Although there are "as many demons as the sins that man commits" and Bushyasta is among the few daevas who are specifically mentioned in the texts, she is not among the fiends who are described in any great detail.

==In scripture==
Besides Bushyasta's stock epithet as "the long-handed," (e.g. Vendidad 11.9, 11.12, 18.16; Yasht 10.97), she is also described to be "gaunt" (Vendidad 11.9 and 11.12), and in Yasht 18.2, she is said to be zairi, "yellow, golden, green."

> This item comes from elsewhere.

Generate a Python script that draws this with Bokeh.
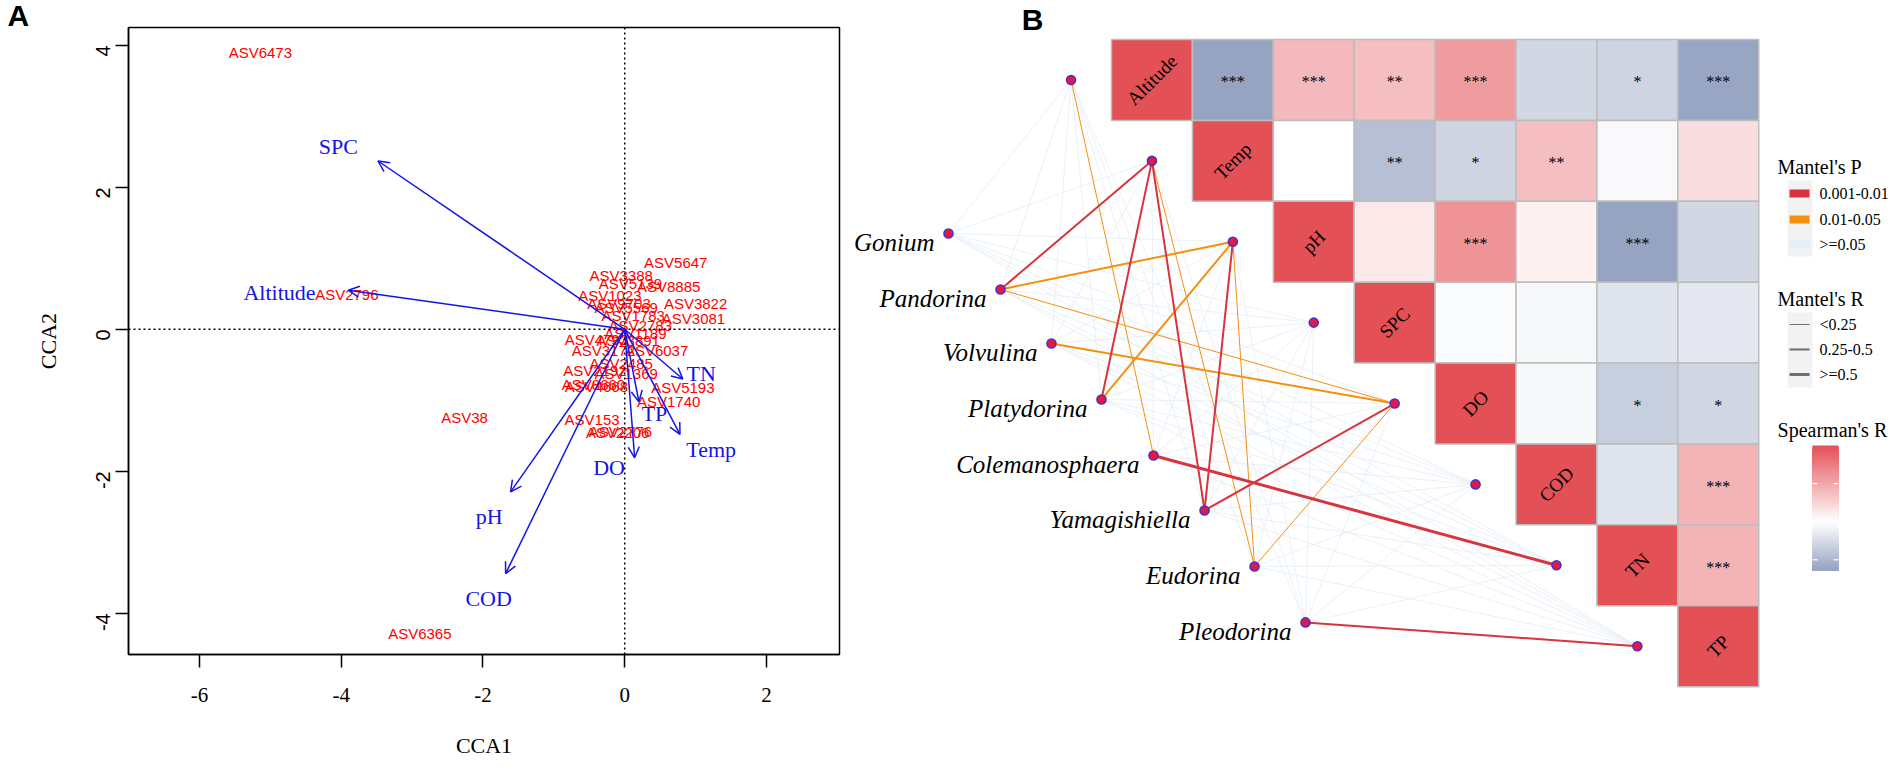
import math
from bokeh.plotting import figure
from bokeh.models import (ColumnDataSource, Range1d, Span, Arrow, OpenHead,
                          LinearColorMapper, FixedTicker, Title)
from bokeh.transform import transform
from bokeh.layouts import row, column
from bokeh.core.properties import value
from bokeh.embed import file_html
from bokeh.resources import INLINE

SERIF = "Liberation Serif"
SANS = "Liberation Sans"

# ---------------- Panel A data (CCA biplot) ----------------
asv_names = ["ASV6473", "ASV2796", "ASV38", "ASV6365", "ASV153", "ASV2206", "ASV2776",
             "ASV8660", "ASV4668", "ASV2192", "ASV2485", "ASV1369", "ASV4793", "ASV3172",
             "ASV6037", "ASV5193", "ASV1740", "ASV1023", "ASV5569", "ASV9703", "ASV1783",
             "ASV3388", "ASV5139", "ASV5647", "ASV8885", "ASV3822", "ASV3081", "ASV2783",
             "ASV1189", "ASV3891"]
asv_x = [-5.14, -3.92, -2.26, -2.89, -0.46, -0.10, -0.06,
         -0.44, -0.40, -0.42, -0.05, 0.02, -0.40, -0.30,
         0.45, 0.82, 0.62, -0.21, 0.02, -0.08, 0.12,
         -0.05, 0.08, 0.72, 0.62, 1.00, 0.97, 0.22,
         0.15, 0.05]
asv_y = [3.90, 0.49, -1.24, -4.29, -1.27, -1.45, -1.44,
         -0.78, -0.80, -0.58, -0.48, -0.62, -0.15, -0.30,
         -0.30, -0.82, -1.02, 0.48, 0.31, 0.36, 0.20,
         0.76, 0.64, 0.94, 0.60, 0.36, 0.15, 0.05,
         -0.06, -0.16]

env_arrow_names = ["SPC", "Altitude", "pH", "COD", "DO", "TP", "TN", "Temp"]
env_tip_x = [-3.48, -3.90, -1.61, -1.68, 0.14, 0.20, 0.82, 0.78]
env_tip_y = [2.37, 0.55, -2.29, -3.44, -1.81, -1.02, -0.70, -1.48]
env_lab_x = [-4.04, -4.87, -1.91, -1.92, -0.22, 0.42, 1.08, 1.22]
env_lab_y = [2.58, 0.52, -2.64, -3.79, -1.95, -1.18, -0.62, -1.70]

xticks_A = [-6, -4, -2, 0, 2]
yticks_A = [-4, -2, 0, 2, 4]

# ---------------- Panel B data (Mantel + Spearman) ----------------
env = ["Altitude", "Temp", "pH", "SPC", "DO", "COD", "TN", "TP"]
# upper triangle rows, starting at the diagonal
spearman_rows = [
    [1.00, -0.64, 0.40, 0.37, 0.57, -0.28, -0.30, -0.62],
    [1.00, 0.00, -0.44, -0.30, 0.37, -0.04, 0.19],
    [1.00, 0.14, 0.62, 0.08, -0.64, -0.28],
    [1.00, -0.03, -0.05, -0.19, -0.17],
    [1.00, -0.05, -0.34, -0.28],
    [1.00, -0.19, 0.43],
    [1.00, 0.43],
    [1.00],
]
star_rows = [
    ["", "***", "***", "**", "***", "", "*", "***"],
    ["", "", "**", "*", "**", "", ""],
    ["", "", "***", "", "***", ""],
    ["", "", "", "", ""],
    ["", "", "*", "*"],
    ["", "", "***"],
    ["", "***"],
    [""],
]

species = ["Gonium", "Pandorina", "Volvulina", "Platydorina", "Colemanosphaera",
           "Yamagishiella", "Eudorina", "Pleodorina"]
species_x = [-2.015, -1.372, -0.742, -0.124, 0.519, 1.150, 1.768, 2.398]
species_y = [2.398, 3.090, 3.758, 4.450, 5.142, 5.822, 6.514, 7.206]

# Mantel's P class: 0 = >=0.05, 1 = 0.01-0.05, 2 = 0.001-0.01   (species x env)
mantel_p_class = [
    [0, 0, 0, 0, 0, 0, 0, 0],
    [0, 2, 1, 0, 1, 0, 0, 0],
    [0, 0, 0, 0, 1, 0, 0, 0],
    [0, 2, 1, 0, 0, 0, 0, 0],
    [1, 0, 0, 0, 0, 0, 2, 0],
    [0, 2, 2, 0, 2, 0, 0, 0],
    [0, 1, 1, 0, 1, 0, 0, 0],
    [0, 0, 0, 0, 0, 0, 0, 2],
]
# Mantel's R class: 0 = <0.25, 1 = 0.25-0.5, 2 = >=0.5
mantel_r_class = [
    [0, 0, 0, 0, 0, 0, 0, 0],
    [0, 1, 1, 0, 0, 0, 0, 0],
    [0, 0, 0, 0, 1, 0, 0, 0],
    [0, 1, 1, 0, 0, 0, 0, 0],
    [0, 0, 0, 0, 0, 0, 2, 0],
    [0, 1, 1, 0, 1, 0, 0, 0],
    [0, 0, 0, 0, 0, 0, 0, 0],
    [0, 0, 0, 0, 0, 0, 0, 1],
]
p_labels = ["0.001-0.01", "0.01-0.05", ">=0.05"]
r_labels = ["<0.25", "0.25-0.5", ">=0.5"]
colorbar_ticks = [0.5, 0.0, -0.5]

# ---------------- styles ----------------
P_COLORS = {0: "#E3EEF8", 1: "#F5900F", 2: "#D8343F"}
R_WIDTHS = {0: 1.0, 1: 2.0, 2: 3.0}


def lerp_hex(c1, c2, t):
    a = [int(c1[i:i + 2], 16) for i in (1, 3, 5)]
    b = [int(c2[i:i + 2], 16) for i in (1, 3, 5)]
    return "#%02x%02x%02x" % tuple(round(a[k] + (b[k] - a[k]) * t) for k in range(3))


LOW, MID, HIGH = "#5A6E9E", "#FFFFFF", "#E35157"
palette = [lerp_hex(LOW, MID, i / 127) for i in range(128)] + \
          [lerp_hex(MID, HIGH, i / 127) for i in range(128)]
mapper = LinearColorMapper(palette=palette, low=-1, high=1)

# ================= Panel A =================
pA = figure(frame_width=711, frame_height=627,
            min_border_left=128, min_border_right=3, min_border_top=27, min_border_bottom=109,
            x_range=Range1d(-7, 3.03), y_range=Range1d(-4.58, 4.25),
            output_backend="svg", toolbar_location=None,
            x_axis_label="CCA1", y_axis_label="CCA2")
pA.title.visible = False
ttl = Title(text="A", align="left", offset=-121,
            text_font=SANS, text_font_style="bold", text_font_size="30px",
            text_color="black")
try:
    ttl.standoff = -8
except Exception:
    ttl.standoff = 0
pA.add_layout(ttl, "above")
pA.grid.visible = False
pA.background_fill_color = "white"
pA.outline_line_color = "black"
pA.outline_line_width = 1.5
pA.outline_line_alpha = 1.0

xa = pA.xaxis[0]
ya = pA.yaxis[0]
xa.ticker = FixedTicker(ticks=xticks_A)
ya.ticker = FixedTicker(ticks=yticks_A)
xa.major_label_overrides = {t: str(t) for t in xticks_A}
ya.major_label_overrides = {t: str(t) for t in yticks_A}
for ax in (xa, ya):
    ax.major_tick_out = 13
    ax.major_tick_in = 0
    ax.minor_tick_out = 0
    ax.minor_tick_in = 0
    ax.major_tick_line_width = 1.5
    ax.major_tick_line_color = "black"
    ax.axis_line_width = 1.5
    ax.axis_line_color = "black"
    ax.axis_label_text_font = SERIF
    ax.axis_label_text_font_style = "normal"
    ax.axis_label_text_font_size = "22px"
    ax.axis_label_text_color = "black"
    ax.major_label_text_color = "black"
xa.major_label_text_font = SERIF
xa.major_label_text_font_size = "21px"
xa.major_label_standoff = 20
xa.axis_label_standoff = 28
ya.major_label_text_font = SANS
ya.major_label_text_font_size = "20px"
ya.major_label_orientation = math.pi / 2
ya.major_label_standoff = 12
ya.axis_label_standoff = 26

pA.add_layout(Span(location=0, dimension="height", line_color="black",
                   line_width=1.5, line_dash="2 3"))
pA.add_layout(Span(location=0, dimension="width", line_color="black",
                   line_width=1.5, line_dash="2 3"))

asv_src = ColumnDataSource(dict(x=asv_x, y=asv_y, t=asv_names))
pA.text(x="x", y="y", text="t", source=asv_src, text_color="#FF0000",
        text_font=value(SANS), text_font_size="15px",
        text_align="center", text_baseline="middle")

arr_src = ColumnDataSource(dict(x0=[0.0] * len(env_tip_x), y0=[0.0] * len(env_tip_y),
                                x1=env_tip_x, y1=env_tip_y))
pA.add_layout(Arrow(end=OpenHead(size=11, line_color="#1414E6", line_width=1.5),
                    source=arr_src, x_start="x0", y_start="y0", x_end="x1", y_end="y1",
                    line_color="#1414E6", line_width=1.5))
env_src = ColumnDataSource(dict(x=env_lab_x, y=env_lab_y, t=env_arrow_names))
pA.text(x="x", y="y", text="t", source=env_src, text_color="#1414E6",
        text_font=value(SERIF), text_font_size="22px",
        text_align="center", text_baseline="middle")

# ================= Panel B =================
pB = figure(width=1046, height=763, min_border=0,
            x_range=Range1d(-3.325, 9.604), y_range=Range1d(8.95, -0.482),
            output_backend="svg", toolbar_location=None)
pB.axis.visible = False
pB.grid.visible = False
pB.outline_line_color = None
pB.background_fill_color = "white"

n = len(env)
env_node_x = [i - 0.5 for i in range(n)]
env_node_y = [i + 0.5 for i in range(n)]

# links
links = []
for s in range(len(species)):
    for e in range(n):
        links.append((mantel_p_class[s][e], mantel_r_class[s][e], s, e))
links.sort(key=lambda t: (t[0] > 0, t[0], t[1]))
lk = dict(x0=[], y0=[], x1=[], y1=[], c=[], w=[], a=[])
for pc, rc, s, e in links:
    lk["x0"].append(species_x[s]); lk["y0"].append(species_y[s])
    lk["x1"].append(env_node_x[e]); lk["y1"].append(env_node_y[e])
    lk["c"].append(P_COLORS[pc]); lk["w"].append(R_WIDTHS[rc])
    lk["a"].append(0.8 if pc == 0 else 1.0)
pB.segment(x0="x0", y0="y0", x1="x1", y1="y1", source=ColumnDataSource(lk),
           line_color="c", line_width="w", line_alpha="a")

# heatmap
hm = dict(x=[], y=[], r=[], star=[])
diag = dict(x=[], y=[], t=[])
for i in range(n):
    for k, rv in enumerate(spearman_rows[i]):
        j = i + k
        hm["x"].append(j + 0.5); hm["y"].append(i + 0.5)
        hm["r"].append(rv); hm["star"].append(star_rows[i][k])
    diag["x"].append(i + 0.5); diag["y"].append(i + 0.5); diag["t"].append(env[i])
hm_src = ColumnDataSource(hm)
pB.rect(x="x", y="y", width=1, height=1, source=hm_src,
        fill_color=transform("r", mapper), line_color="#BDBDBD", line_width=1.5)
pB.text(x="x", y="y", text="star", source=hm_src, y_offset=2,
        text_font=value(SERIF), text_font_size="16px", text_color="black",
        text_align="center", text_baseline="middle")
pB.text(x="x", y="y", text="t", source=ColumnDataSource(diag), angle=math.pi / 4,
        text_font=value(SERIF), text_font_size="19px", text_color="black",
        text_align="center", text_baseline="middle")

# nodes
pB.scatter(x=env_node_x, y=env_node_y, size=9, fill_color="#E5193F",
           line_color="#4632C8", line_width=1.6)
pB.scatter(x=species_x, y=species_y, size=9, fill_color="#E5193F",
           line_color="#4632C8", line_width=1.6)
pB.text(x=species_x, y=species_y, text=species, x_offset=-14, y_offset=9,
        text_font=value(SERIF), text_font_style="italic", text_font_size="25px",
        text_color="black", text_align="right", text_baseline="middle")

pB.text(x=[-0.977], y=[-0.25], text=["B"], text_font=value(SANS), text_font_style="bold",
        text_font_size="30px", text_color="black", text_align="center", text_baseline="middle")


# legend (pixel layout converted to cell units)
def cx(px):
    return (px - 1119) / 80.9


def cy(py):
    return (py - 47) / 80.9


LX_T, LX_K0, LX_K1, LX_L = 1785, 1797, 1817, 1827
pB.text(x=[cx(LX_T)] * 3, y=[cy(175), cy(307), cy(438)],
        text=["Mantel's P", "Mantel's R", "Spearman's R"],
        text_font=value(SERIF), text_font_size="20px", text_color="black",
        text_align="left", text_baseline="middle")
# key backgrounds
pB.quad(left=[cx(1795)] * 2, right=[cx(1820)] * 2, top=[cy(188), cy(320)],
        bottom=[cy(264), cy(395)], fill_color="#F2F2F2", line_color=None)
p_key_y = [cy(201), cy(227), cy(252)]
r_key_y = [cy(332), cy(357), cy(382)]
pB.rect(x=[(cx(LX_K0) + cx(LX_K1)) / 2] * 3, y=p_key_y, width=cx(LX_K1) - cx(LX_K0),
        height=0.1, fill_color=[P_COLORS[2], P_COLORS[1], P_COLORS[0]], line_color=None)
pB.text(x=[cx(LX_L)] * 3, y=p_key_y, text=p_labels, text_font=value(SERIF),
        text_font_size="16px", text_color="black", text_align="left", text_baseline="middle")
pB.segment(x0=[cx(LX_K0)] * 3, x1=[cx(LX_K1)] * 3, y0=r_key_y, y1=r_key_y,
           line_color="#6E6E6E", line_width=[R_WIDTHS[0], R_WIDTHS[1], R_WIDTHS[2]])
pB.text(x=[cx(LX_L)] * 3, y=r_key_y, text=r_labels, text_font=value(SERIF),
        text_font_size="16px", text_color="black", text_align="left", text_baseline="middle")

# colour bar: stacked quads, each reaching the bar bottom so no seams show
all_r = [v for rr in spearman_rows for v in rr]
vmin, vmax = min(all_r), max(all_r)
CB_L, CB_R, CB_T, CB_B = cx(1820), cx(1846), cy(453), cy(578)
NSTEP = 100
cb = dict(left=[], right=[], top=[], bottom=[], v=[])
for k in range(NSTEP):
    v = vmax - (k + 0.5) * (vmax - vmin) / NSTEP
    cb["left"].append(CB_L); cb["right"].append(CB_R)
    cb["top"].append(CB_T + k * (CB_B - CB_T) / NSTEP)
    cb["bottom"].append(CB_B)
    cb["v"].append(v)
pB.quad(left="left", right="right", top="top", bottom="bottom", source=ColumnDataSource(cb),
        fill_color=transform("v", mapper), line_color=None)
tk_y = [CB_T + (vmax - t) / (vmax - vmin) * (CB_B - CB_T) for t in colorbar_ticks]
tw = 5 / 80.9
pB.segment(x0=[CB_L] * 3, x1=[CB_L + tw] * 3, y0=tk_y, y1=tk_y, line_color="white", line_width=1.2)
pB.segment(x0=[CB_R - tw] * 3, x1=[CB_R] * 3, y0=tk_y, y1=tk_y, line_color="white", line_width=1.2)

layout = row(column(pA), column(pB))
open("out.html", "w").write(file_html(layout, INLINE))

In verse 1 and 2 of Yasht 18, which is nominally dedicated to Arshtat "Justice", khwarenah is said to vanquish Angra Mainyu, Aeshma of "Wrath", the Freezing Cold, Apaosha of "Drought", and Bushyasta.

Towards dawn, before the demons are forced back into the darkness, Bushyasta rushes from the north murmuring "Sleep on, O men! Sleep on, O sinners! Sleep on and live in sin" (Hadhokht Nask 41–42). Bushyasta is named among the demons who flee at the sight of Mithra's mace. (Yasht 10.97, 10.134)

==In tradition==
In the Bundahishn, a Zoroastrian account of creation completed in the 12th century, Bushasp is one of the hamkars (co-operators) of the six Archdemon. (here GBd XXVII.32) This hierarchy mirrors that of the six Amesha Spentas and their helpers, the yazatas. In a fragment of the "lesser" Bundahishn, Bushasp brings an "unnatural lethargy" upon a hero, who then at that moment fails to defend the world against the fiendish deeds of Aži Dahaka. But the hero is protected by the "divine glory of the heavens", so he eventually wakes rested and kills Dahaka. (IBd 29.7)

In the numerology of the Shayest na Shayest, Bushasp "will twice come to the material world" (13.43), perhaps reflecting the hour of waking and the onset of sleep, or perhaps - as in Dadestan-i Denig 23.3 - being an allusion to birth and death.

In the Dadestan-i Denig 37.44, Bushasp is one of the few explicitly named entities amongst the "hordes" of demons created by Ahriman (Angra Mainyu). In strophe 51 of the same chapter, Ahriman charges the demon with "the weakening of the breath."